The Hills Are Alive With The Sound Of Music: Benjamin Myers’ Favourite Music | Page 8 of 14 | The Quietus

Baker's Dozen

Artists discuss the 13 records that shaped their lives

The aforementioned Britpop historians rarely mention that many of us were listening to all sorts of wilfully different music alongside it; it was less a case of Blur vs Oasis, and more a case of Big Black vs Rancid vs Lee Scratch Perry vs New York Dolls. And for me, hearing early jungle was as exciting as when I first saw that footage of Iggy Pop doing ‘The Passenger’, with a horse’s tail attached to his rear. It was music from another planet, and I wanted to know more.

My sister was living in a squat in Kennington, so from the age of 15 I began to make many deep forays into London life, travelling down to spend two weeks wandering London on foot – visiting every single record and book shop and undertaking mini-pilgrimages to places of pop significance. I’d head off to Soho, Notting Hill, Brixton and Camden with a notepad so that I might jot down some observations: the sights, sounds, smells… drains, fried chicken and BO, mainly. I didn’t realise it at the time, but I was taking further tentative steps towards becoming a writer.

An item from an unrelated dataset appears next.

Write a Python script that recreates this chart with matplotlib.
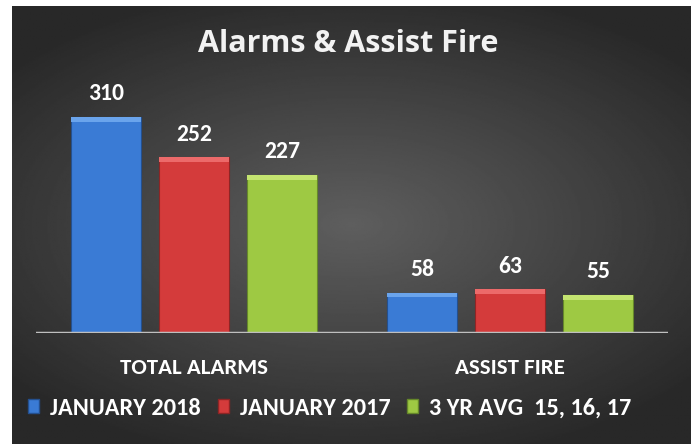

Somewhere along the way I heard early jungle, which circa 1993/1994 was essentially ragga music reborn in London: fast, furious, really hard to dance to and not made for white boys from the north-east who probably resembled a member of Supergrass. I think it’s important to get out your comfort zone now and again.

I could have chosen ‘Original Nuttah’ by UK Apache with Shy FX but I was utterly obsessed with ‘Champion DJ’ after my sister’s then-boyfriend played me it. Blackstar was Michael West, aka Rebel MC aka Congo Natty, who’d had a hit with ‘Street Tuff’ by his early band Double Trouble. In fact, he is credited with spawning the term jungle. But it also features a sample from The Revolutionaries’ ‘Kunta Kinte’, which was recently used to spellbinding effect in Steve McQueen’s ‘Lovers Rock.’

When this song kicks in at the fifty-second mark it makes me want to shoot guns into ceilings, and it represents a period when life was semi-feral, and music no longer had to be tribal or parochial. You could listen to everything. I tried to spread the gospel by taking this back to Luton and playing it to my indie-loving friends. I think they thought I was just trying to be eccentric or contrary, but my love was genuine.

Years later when jungle and garage had a baby and called it grime, I was on board with that too.